Training wheels exist for our protection. They give us a safe environment and keep us from great bodily harm. They also hold us back and are only designed to be temporary.
Our five year old had shown zero interest in learning to ride his bike without training wheels.
My wife and I would talk with him about it but he was perfectly content to roll around on his bike with his training wheels on. That was good enough for him. Several days ago my wife decided enough was enough and the training wheels had to come off. With significant protesting he finally agreed to try and learn to ride his bike without the training wheels. It was a slow process at first. He could only go a few feet before bailing off the bike.
The whole time these bike riding lessons were going on, Greyson, our 3 year old was watching and riding around on his bike with the training wheels on. He was watching his older brother, Cooper, fall off his bike time and time again. Cooper was unable to ride more than 30 feet without falling over. Greyson, on the other hand, was riding his little bike all over the place. He was perfectly content to peddle around on his training wheels. Cooper kept at it though. Little by little he was able to ride farther and farther each time. Then finally it seemed to click. Cooper took off and he didn’t fall over in 30 feet, he didn’t fall over in 50 feet, he made it all the way to the end of the street and didn’t fall over. He turned around and rode all the way back and still didn’t fall over.
Greyson watched the whole thing. He saw us cheering for his older brother, he saw how fast he rode his bike, he saw how freeing it was to not have training wheels. Greyson jumped off his bike and started shrieking. He had a fire in his eyes that I rarely see. He looked at me and yelled “Get these wheels off my bike! I’m ready to be awesome!” I thought he was too young so I tried to brush him off. He was persistent “Get your tools and get these wheels off of my bike!” I’ve never seen him so serious. I looked at my wife, she kind of shrugged and gave a nod that said “Hey let’s go for it.”

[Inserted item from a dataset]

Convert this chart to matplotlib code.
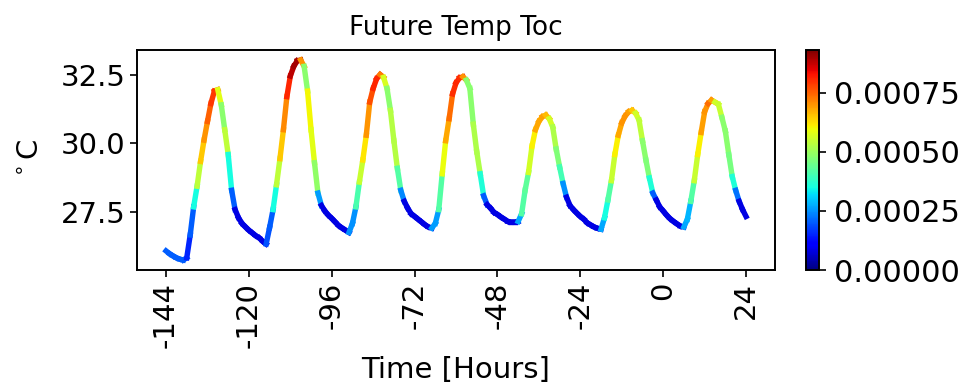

So I got my wrench and took off his training wheels. We started practicing. He couldn’t go more than a couple feet at first but he was determined. Slowly but surely his rides got longer and longer. He never had that moment where he completely mastered riding a bike but he was so proud of himself for the progress he made. It was all he could talk about all night. The next day he wanted to practice some more and the next day even some more. He is determined to learn how to ride his bike and I’m confident in a few days he’ll have it down.

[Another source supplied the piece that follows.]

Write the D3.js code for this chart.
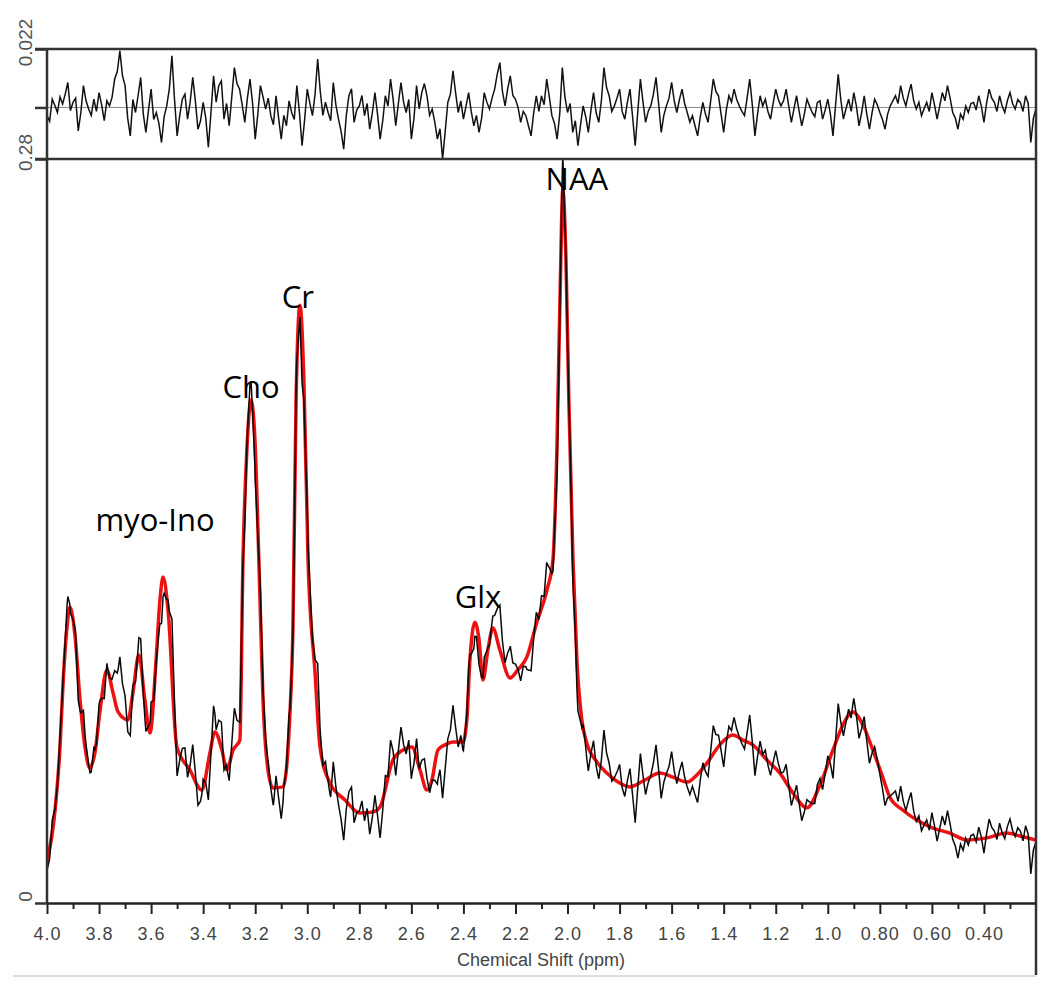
<!DOCTYPE html>
<html>
<head>
<meta charset="utf-8">
<script src="https://cdn.jsdelivr.net/npm/d3@7"></script>
<style>
  body { margin: 0; background: #fff; }
  svg text { font-family: "Liberation Sans", Arial, sans-serif; }
</style>
</head>
<body>
<svg id="chart" width="1050" height="990"></svg>
<script>
// Fitted spectrum (red), chemical shift in ppm and intensity
const fitShift = [4.000, 3.969, 3.950, 3.939, 3.923, 3.912, 3.892, 3.873, 3.854, 3.835,
  3.816, 3.796, 3.770, 3.746, 3.727, 3.689, 3.670, 3.647, 3.624, 3.604,
  3.581, 3.566, 3.554, 3.535, 3.501, 3.451, 3.405, 3.374, 3.355, 3.328,
  3.309, 3.285, 3.259, 3.247, 3.232, 3.216, 3.201, 3.186, 3.170, 3.151,
  3.132, 3.093, 3.066, 3.055, 3.043, 3.028, 3.013, 2.997, 2.970, 2.951,
  2.913, 2.855, 2.798, 2.751, 2.721, 2.671, 2.632, 2.598, 2.567, 2.540,
  2.521, 2.498, 2.471, 2.440, 2.402, 2.387, 2.375, 2.356, 2.340, 2.325,
  2.306, 2.287, 2.260, 2.221, 2.191, 2.156, 2.118, 2.079, 2.056, 2.041,
  2.029, 2.018, 2.006, 1.995, 1.979, 1.964, 1.945, 1.926, 1.887, 1.849,
  1.806, 1.760, 1.703, 1.645, 1.595, 1.541, 1.503, 1.464, 1.415, 1.365,
  1.326, 1.288, 1.234, 1.184, 1.134, 1.080, 1.030, 0.980, 0.942, 0.904,
  0.865, 0.827, 0.792, 0.762, 0.712, 0.658, 0.596, 0.531, 0.466, 0.389,
  0.312, 0.262, 0.200];
const fitIntensity = [0.0154, 0.0350, 0.0587, 0.0813, 0.1039, 0.1114, 0.1001, 0.0764, 0.0587, 0.0508,
  0.0565, 0.0726, 0.0877, 0.0790, 0.0719, 0.0689, 0.0790, 0.0933, 0.0764, 0.0640,
  0.0914, 0.1140, 0.1227, 0.1103, 0.0587, 0.0501, 0.0425, 0.0565, 0.0644, 0.0576,
  0.0501, 0.0576, 0.0613, 0.1291, 0.1705, 0.1893, 0.1742, 0.1291, 0.0764, 0.0501,
  0.0433, 0.0437, 0.0726, 0.1039, 0.1893, 0.2250, 0.1968, 0.1291, 0.0866, 0.0587,
  0.0452, 0.0388, 0.0339, 0.0342, 0.0361, 0.0538, 0.0576, 0.0587, 0.0501, 0.0425,
  0.0463, 0.0576, 0.0595, 0.0606, 0.0606, 0.0689, 0.0914, 0.1057, 0.0990, 0.0839,
  0.0952, 0.1035, 0.0952, 0.0847, 0.0877, 0.0926, 0.1057, 0.1178, 0.1291, 0.1705,
  0.2269, 0.2683, 0.2420, 0.1893, 0.1291, 0.0914, 0.0689, 0.0602, 0.0531, 0.0489,
  0.0455, 0.0437, 0.0463, 0.0489, 0.0474, 0.0455, 0.0482, 0.0527, 0.0595, 0.0632,
  0.0613, 0.0595, 0.0538, 0.0489, 0.0414, 0.0358, 0.0444, 0.0576, 0.0670, 0.0719,
  0.0670, 0.0576, 0.0482, 0.0399, 0.0350, 0.0312, 0.0282, 0.0263, 0.0237, 0.0245,
  0.0263, 0.0252, 0.0237];

// Residual (data - fit), x 1e-3, sampled every 0.01 ppm from 4.00 down to 0.20
const residualStart = 4.0;
const residualStep = 0.01;
const residualMilli = [
  -3.1, -5.2, 3.1, 0.8, -1.9, 4.0, 1.3, 5.0, 9.4, -1.2, 1.9, 3.5, -8.8, -2.0, 8.2, 2.5, -0.6, -3.0, 3.1, -1.5,
  5.6, 1.0, -5.0, 2.5, 0.6, 3.8, 10.7, 13.5, 21.3, 12.0, 8.2, -4.0, -10.7, 3.0, -1.9, 4.5, 11.3, -2.5, -9.4, -1.0,
  6.9, -4.5, -1.9, -6.0, -13.2, -3.5, 0.6, 7.0, 19.4, 3.0, -10.7, -3.0, 3.1, 5.0, -4.4, 2.0, 11.3, 2.5, -8.2, -5.0,
  1.9, -4.0, -15.0, -2.0, 11.9, 2.0, 8.2, 10.0, -4.4, 1.5, -6.9, 4.0, 15.0, 9.0, 6.9, 1.0, -5.6, 3.5, 10.7, 1.5,
  -11.9, -2.5, 8.2, 4.0, -0.6, 3.5, -3.1, -6.5, 4.4, -4.0, -11.9, -3.0, -6.9, 2.5, -1.9, -4.5,
  8.2, -2.0, -14.4, -4.5, 6.9, 1.5, -3.1, 5.0, 18.2, 6.0, -3.0, 2.0, -1.9, -5.0, 9.4, 1.0, -4.4, -9.0, -15.7, -3.0,
  4.4, 7.0, -5.6, -1.0, 0.6, 4.5, -3.1, 1.5, -8.2, -2.0, 5.6, -2.5, -11.9, -5.0, 4.4, 0.5, 10.7, 3.0, -6.9, 1.5,
  9.4, 2.0, -1.9, 3.0, -11.9, -4.0, 8.2, -0.5, 5.6, 9.0, 4.4, -3.0, -0.6, -5.5, -11.9, -8.0, -19.4, -9.0, 1.9, 5.0,
  13.8, 5.5, -1.9, 2.5, -4.4, 0.5, 5.6, -1.5, -6.9, -3.0, -9.4, -4.0, 5.6, 2.0, -0.6, 3.5, 6.9, 12.5, 16.9, 6.0,
  0.6, 7.0, 11.9, 4.5, 3.1, 0.0, -5.6, -1.5, -3.1, -7.0, -10.7, -2.0, 4.4, -1.5,
  4.4, 1.0, 10.7, 4.0, -3.1, -6.0, -11.9, -2.5, 15.0, 4.0, -1.9, 1.5, -9.4, -5.0, -14.4, -6.5, 0.6, -3.5, -9.4, -1.0,
  5.6, -2.0, -5.6, 2.5, 15.0, 7.5, 4.4, -1.5, 0.6, 3.5, 6.9, -1.5, -4.4, 2.0, 6.9, -3.5, -14.4, -1.5, 10.7, 2.0,
  -5.6, -1.5, 0.6, 5.0, 11.3, 1.5, -9.4, -3.0, 0.6, 3.5, 9.4, 2.5, -1.9, 3.0, 6.9, 1.5, -1.9, -5.5, -3.1, -7.0,
  -10.7, -3.5, 1.9, -2.5, -5.6, 2.5, 10.7, 6.0, 4.4, -2.5, -9.4, -1.0, 4.4, 2.0, 6.9, 3.0, 0.6, -1.5, -3.1, 3.5,
  10.7, 1.0, -10.7, -2.5, 4.4, 0.5, 3.1, -1.5, -4.4, 1.5, 6.9, 3.0, 0.6, 2.5,
  6.9, 0.5, -5.6, -0.5, 4.4, -1.5, -6.9, -2.5, 3.1, 0.5, -1.9, -3.5, 1.9, 2.5, -4.4, -1.0, 3.1, -2.5, -10.7, 1.0,
  12.5, 3.0, -4.4, -0.5, 3.1, -1.5, 5.6, 0.5, -6.9, -2.0, 4.4, -2.5, -8.2, -2.0, 3.1, 1.0, -1.9, -4.5, -8.2, -2.5,
  0.6, 2.5, 4.4, 1.5, 8.2, 3.5, 0.6, 5.0, 8.8, 2.5, -0.6, 2.0, -3.1, -0.5, 1.9, -1.5, 5.6, 1.0, -4.4, 0.5,
  5.6, 2.5, 8.2, 3.5, -1.9, -4.0, -8.2, -2.5, -4.4, 0.5, -1.9, 1.5, 1.9, -1.0, 4.4, 0.5, -5.6, 1.5, 6.9, 3.5,
  1.9, -1.5, 4.4, 0.5, -1.9, 2.5, 5.6, 1.5, -0.6, 3.0, 1.9, -1.5, 4.4, 1.5, -13.2, -4.0, -0.6];

// Axis ticks
const majorTicks = [4.0, 3.8, 3.6, 3.4, 3.2, 3.0, 2.8, 2.6, 2.4, 2.2, 2.0, 1.8, 1.6, 1.4, 1.2, 1.0, 0.8, 0.6, 0.4];
const majorLabels = ['4.0', '3.8', '3.6', '3.4', '3.2', '3.0', '2.8', '2.6', '2.4', '2.2', '2.0', '1.8', '1.6', '1.4', '1.2', '1.0', '0.80', '0.60', '0.40'];
const minorTicks = [3.9, 3.7, 3.5, 3.3, 3.1, 2.9, 2.7, 2.5, 2.3, 2.1, 1.9, 1.7, 1.5, 1.3, 1.1, 0.9, 0.7, 0.5, 0.3];

// Metabolite labels: name, ppm at label centre, intensity at baseline
const peakNames = ['myo-Ino', 'Cho', 'Cr', 'Glx', 'NAA'];
const peakShift = [3.585, 3.216, 3.036, 2.344, 1.964];
const peakLevel = [0.140, 0.190, 0.224, 0.1112, 0.2685];

/*------------------------------------------------------*/

const svg = d3.select('#chart');

const left = 47, right = 1036;
const x = d3.scaleLinear().domain([4.0, 0.2]).range([left, right]);
const yMain = d3.scaleLinear().domain([0, 0.28]).range([903, 159]);
const yRes = d3.scaleLinear().domain([-0.0194, 0.022]).range([159, 49]);

// piecewise lookups used to add fit and residual together
const fitAt = d3.scaleLinear().domain(fitShift).range(fitIntensity);
const residual = residualMilli.map((v, i) => ({ s: +(residualStart - i * residualStep).toFixed(2), v: v / 1000 }));
const resAt = d3.scaleLinear().domain(residual.map(d => d.s)).range(residual.map(d => d.v));

// measured data = fit + residual
let measured = residual.map(d => ({ s: d.s, v: fitAt(d.s) + d.v }));
fitShift.forEach((s, i) => measured.push({ s: s, v: fitIntensity[i] + resAt(s) }));
measured.sort((a, b) => b.s - a.s);

// clip paths
const defs = svg.append('defs');
defs.append('clipPath').attr('id', 'clipMain').append('rect')
  .attr('x', left).attr('y', 159).attr('width', right - left).attr('height', 903 - 159);
defs.append('clipPath').attr('id', 'clipRes').append('rect')
  .attr('x', left).attr('y', 49).attr('width', right - left).attr('height', 110);

// residual zero line
svg.append('line')
  .attr('x1', left).attr('x2', right)
  .attr('y1', yRes(0)).attr('y2', yRes(0))
  .attr('stroke', '#8a8a8a').attr('stroke-width', 1);

// residual trace
svg.append('path')
  .datum(residual)
  .attr('clip-path', 'url(#clipRes)')
  .attr('fill', 'none')
  .attr('stroke', '#111')
  .attr('stroke-width', 1.5)
  .attr('d', d3.line().x(d => x(d.s)).y(d => yRes(d.v)));

// fit (red) under the data (black)
svg.append('path')
  .datum(fitShift.map((s, i) => ({ s: s, v: fitIntensity[i] })))
  .attr('clip-path', 'url(#clipMain)')
  .attr('fill', 'none')
  .attr('stroke', '#ee1111')
  .attr('stroke-width', 3.5)
  .attr('stroke-linejoin', 'round')
  .attr('d', d3.line().curve(d3.curveMonotoneX).x(d => x(d.s)).y(d => yMain(d.v)));

svg.append('path')
  .datum(measured)
  .attr('clip-path', 'url(#clipMain)')
  .attr('fill', 'none')
  .attr('stroke', '#0a0a0a')
  .attr('stroke-width', 1.5)
  .attr('d', d3.line().x(d => x(d.s)).y(d => yMain(d.v)));

/*------------------------------------------------------*/

// frame lines
const frame = svg.append('g').attr('stroke', '#333').attr('stroke-width', 2.5);
frame.append('line').attr('x1', 35).attr('x2', right).attr('y1', 49).attr('y2', 49);
frame.append('line').attr('x1', 35).attr('x2', right).attr('y1', 159).attr('y2', 159);
frame.append('line').attr('x1', right).attr('x2', right).attr('y1', 49).attr('y2', 975);
frame.append('line').attr('x1', left).attr('x2', left).attr('y1', 49).attr('y2', 903);

// bottom axis: minor then major ticks
svg.append('g')
  .attr('transform', 'translate(0,903)')
  .call(d3.axisBottom(x).tickValues(minorTicks).tickSize(6).tickSizeOuter(0).tickFormat(''))
  .call(g => g.select('.domain').remove())
  .call(g => g.selectAll('line').attr('stroke', '#222').attr('stroke-width', 2));

svg.append('g')
  .attr('transform', 'translate(0,903)')
  .call(d3.axisBottom(x).tickValues(majorTicks).tickSize(11).tickSizeOuter(0).tickPadding(13)
    .tickFormat((d, i) => majorLabels[i]))
  .call(g => g.select('.domain').attr('stroke', '#222').attr('stroke-width', 2.5))
  .call(g => g.selectAll('line').attr('stroke', '#222').attr('stroke-width', 2))
  .call(g => g.selectAll('text')
    .attr('fill', '#444')
    .style('font-size', '18px')
    .style('letter-spacing', '1px'));

svg.append('text')
  .attr('x', 541).attr('y', 966)
  .attr('text-anchor', 'middle')
  .attr('fill', '#444')
  .style('font-size', '18px')
  .text('Chemical Shift (ppm)');

// left ticks, labels rotated
function rotateLabels(g) {
  g.select('.domain').remove();
  g.selectAll('line').attr('stroke', '#333').attr('stroke-width', 2.5);
  g.selectAll('text')
    .attr('transform', 'rotate(-90)')
    .attr('text-anchor', 'middle')
    .attr('x', 7).attr('y', -15).attr('dy', 0)
    .attr('fill', '#555')
    .style('font-size', '19px');
}

svg.append('g')
  .attr('transform', 'translate(' + left + ',0)')
  .call(d3.axisLeft(yRes).tickValues([0.022, 0]).tickSize(12).tickFormat(d => d ? '0.022' : ''))
  .call(rotateLabels);

svg.append('g')
  .attr('transform', 'translate(' + left + ',0)')
  .call(d3.axisLeft(yMain).tickValues([0, 0.28]).tickSize(12).tickFormat(d => d ? '0.28' : '0'))
  .call(rotateLabels);

// faint bottom rule
svg.append('line')
  .attr('x1', 13).attr('x2', right)
  .attr('y1', 976).attr('y2', 976)
  .attr('stroke', '#ddd').attr('stroke-width', 2);

// metabolite labels
svg.append('g').selectAll('text')
  .data(peakNames)
  .join('text')
  .attr('x', (d, i) => x(peakShift[i]))
  .attr('y', (d, i) => yMain(peakLevel[i]))
  .attr('text-anchor', 'middle')
  .attr('fill', '#000')
  .style('font-family', '"Open Sans", sans-serif')
  .style('font-size', '31px')
  .text(d => d);
</script>
</body>
</html>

Here’s a video of him trying to learn:
What changed all of a sudden that he went from being content to riding with training wheels to being completely driven to learn to ride without them? I believe it is because he saw firsthand how freeing it was to be without them. By watching his older brother ride around faster, it gave him the motivation to step out and remove his training wheels too.

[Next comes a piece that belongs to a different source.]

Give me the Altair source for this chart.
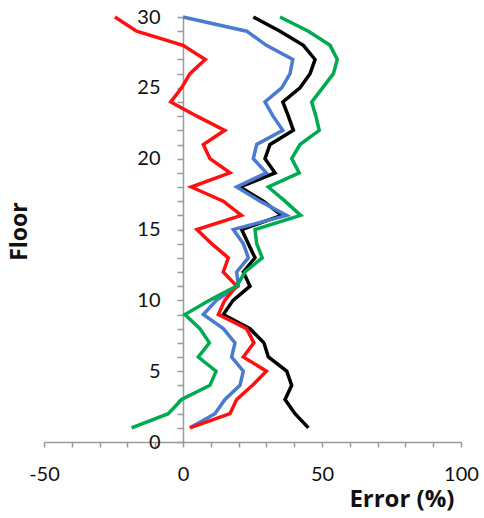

What training wheels do you need to remove in your life? Stop accepting complacency. Don’t be satisfied with just “good enough” if you can have great. Is it time to start writing that book you’ve been thinking about for years? Is it time to start your own business? Blog? Do you need to step it up at work and take on new responsibilities? Do you need to step it up at home and be a better parent? Spouse? Whatever it is, I encourage you to take the chance and not be afraid to remove the training wheels in your life and enjoy the freedom that comes with it.